Will Butler – Policy
★★★
Multi-instrumentalist Will Butler’s day job is, of course, supporting his brother Win in Arcade Fire. As a solo artist, his output seems to skew towards a version of the sound his band has fallen into on the last couple of albums: part wide-scope, stomping rock ‘n’ roll, part nostalgia for the recession-plagued, synth-haunted days of the early 1980s. “Take My Side” and “What I Want” both show off his skill in crafting rootsy but slick guitar pop, while “Anna” and “Something’s Coming” bely a love of the dark, minor melodies of Gowan and Berlin. As someone who’s been obsessed with “Metro” of late, I find his efforts with the synthesizer to be much more satisfying; the more straight-forward rock and roll work comes off as a lesser version of the work his day band has perfected. “Finish What I Started” reveals a third side to Butler – that of a sad-eyed piano crooner – that trumps both the rock ‘n’ roll and the New Wave parts of Policy.
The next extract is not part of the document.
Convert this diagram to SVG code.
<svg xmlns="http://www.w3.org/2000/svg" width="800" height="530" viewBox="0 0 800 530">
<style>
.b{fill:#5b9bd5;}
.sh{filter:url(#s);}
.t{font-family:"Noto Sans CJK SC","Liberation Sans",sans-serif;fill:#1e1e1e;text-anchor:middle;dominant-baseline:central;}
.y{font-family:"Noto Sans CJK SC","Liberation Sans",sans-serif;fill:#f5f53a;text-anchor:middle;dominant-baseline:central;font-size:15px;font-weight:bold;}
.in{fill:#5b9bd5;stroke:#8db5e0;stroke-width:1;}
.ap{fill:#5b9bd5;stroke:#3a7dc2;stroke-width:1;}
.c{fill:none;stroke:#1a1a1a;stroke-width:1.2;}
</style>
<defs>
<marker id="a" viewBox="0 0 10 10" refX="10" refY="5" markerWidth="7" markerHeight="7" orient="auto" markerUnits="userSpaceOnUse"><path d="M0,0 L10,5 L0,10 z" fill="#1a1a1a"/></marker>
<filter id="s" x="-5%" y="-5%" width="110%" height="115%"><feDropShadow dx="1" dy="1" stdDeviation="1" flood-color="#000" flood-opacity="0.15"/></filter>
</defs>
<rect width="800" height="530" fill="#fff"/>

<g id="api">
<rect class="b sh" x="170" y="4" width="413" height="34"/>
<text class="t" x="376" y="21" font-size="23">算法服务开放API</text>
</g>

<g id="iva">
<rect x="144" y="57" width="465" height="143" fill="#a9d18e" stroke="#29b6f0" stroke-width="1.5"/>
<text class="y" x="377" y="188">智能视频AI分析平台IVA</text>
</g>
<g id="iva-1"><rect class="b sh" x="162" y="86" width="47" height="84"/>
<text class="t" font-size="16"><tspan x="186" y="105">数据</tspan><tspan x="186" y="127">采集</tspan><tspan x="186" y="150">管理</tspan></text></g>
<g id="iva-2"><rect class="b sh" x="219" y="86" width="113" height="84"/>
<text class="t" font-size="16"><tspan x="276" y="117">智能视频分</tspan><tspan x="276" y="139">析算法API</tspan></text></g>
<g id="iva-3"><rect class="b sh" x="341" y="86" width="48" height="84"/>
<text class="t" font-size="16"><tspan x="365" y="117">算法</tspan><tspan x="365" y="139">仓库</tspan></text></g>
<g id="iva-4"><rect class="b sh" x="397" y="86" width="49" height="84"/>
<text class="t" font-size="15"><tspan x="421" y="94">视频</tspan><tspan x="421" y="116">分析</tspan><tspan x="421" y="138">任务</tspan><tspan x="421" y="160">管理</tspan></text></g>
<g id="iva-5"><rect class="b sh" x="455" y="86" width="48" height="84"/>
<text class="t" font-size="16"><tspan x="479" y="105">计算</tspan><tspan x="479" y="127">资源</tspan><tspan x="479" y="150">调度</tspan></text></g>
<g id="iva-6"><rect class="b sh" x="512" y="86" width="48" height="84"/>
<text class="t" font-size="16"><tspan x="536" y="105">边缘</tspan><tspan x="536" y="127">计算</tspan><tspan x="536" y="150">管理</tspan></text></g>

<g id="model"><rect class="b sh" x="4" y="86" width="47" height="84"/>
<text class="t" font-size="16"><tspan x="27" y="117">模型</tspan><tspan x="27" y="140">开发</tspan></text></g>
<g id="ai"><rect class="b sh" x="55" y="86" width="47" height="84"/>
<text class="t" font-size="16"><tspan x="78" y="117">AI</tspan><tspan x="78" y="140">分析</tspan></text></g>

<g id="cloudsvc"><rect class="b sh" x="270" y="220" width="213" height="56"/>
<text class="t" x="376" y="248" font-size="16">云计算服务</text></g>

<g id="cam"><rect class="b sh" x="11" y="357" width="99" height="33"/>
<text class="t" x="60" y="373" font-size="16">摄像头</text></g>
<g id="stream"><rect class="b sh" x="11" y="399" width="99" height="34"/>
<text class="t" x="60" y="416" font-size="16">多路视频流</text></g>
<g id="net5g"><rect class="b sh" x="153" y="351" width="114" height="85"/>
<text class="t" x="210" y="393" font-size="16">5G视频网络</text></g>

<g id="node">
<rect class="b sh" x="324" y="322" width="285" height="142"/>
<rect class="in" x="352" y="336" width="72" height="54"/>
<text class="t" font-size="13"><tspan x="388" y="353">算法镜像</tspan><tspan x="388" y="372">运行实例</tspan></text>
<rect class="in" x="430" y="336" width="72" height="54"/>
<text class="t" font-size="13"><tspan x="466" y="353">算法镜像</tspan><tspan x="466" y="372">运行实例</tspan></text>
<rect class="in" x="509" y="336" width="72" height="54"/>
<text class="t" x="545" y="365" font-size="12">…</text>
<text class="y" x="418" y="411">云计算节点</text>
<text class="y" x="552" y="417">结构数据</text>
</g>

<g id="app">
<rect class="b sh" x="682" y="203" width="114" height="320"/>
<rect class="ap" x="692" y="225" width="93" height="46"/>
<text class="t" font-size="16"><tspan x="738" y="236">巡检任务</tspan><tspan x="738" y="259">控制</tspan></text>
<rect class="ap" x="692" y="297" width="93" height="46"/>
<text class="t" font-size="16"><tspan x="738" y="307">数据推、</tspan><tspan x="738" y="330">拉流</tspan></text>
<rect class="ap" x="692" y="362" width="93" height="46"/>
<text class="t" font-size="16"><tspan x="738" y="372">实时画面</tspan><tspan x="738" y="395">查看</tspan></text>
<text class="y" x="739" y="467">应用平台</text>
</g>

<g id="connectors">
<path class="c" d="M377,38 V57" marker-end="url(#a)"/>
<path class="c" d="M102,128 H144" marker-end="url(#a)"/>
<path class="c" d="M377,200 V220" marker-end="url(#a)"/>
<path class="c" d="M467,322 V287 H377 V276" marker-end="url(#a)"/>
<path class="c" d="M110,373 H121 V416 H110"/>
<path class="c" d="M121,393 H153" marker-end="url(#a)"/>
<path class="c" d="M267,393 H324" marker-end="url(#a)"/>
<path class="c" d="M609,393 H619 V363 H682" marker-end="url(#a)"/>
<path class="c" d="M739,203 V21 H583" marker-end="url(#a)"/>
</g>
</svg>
On stage with Arcade Fire, Will Butler comes off as endlessly energetic, an inventive ‘fill-in-the-holes’ type, and a key supporter of main duo Win & Regine. “Finish What I Started” (and, to a lesser extent, “Sing To Me”) show a much different, more somber side to the man.
Policy shows off a deeper set of skills than Butler has displayed heretofore, but for all of that it still presents itself as a definite side-project – nothing world-shaking, just something to fill time and stake a name between monolithic Arcade Fire albums.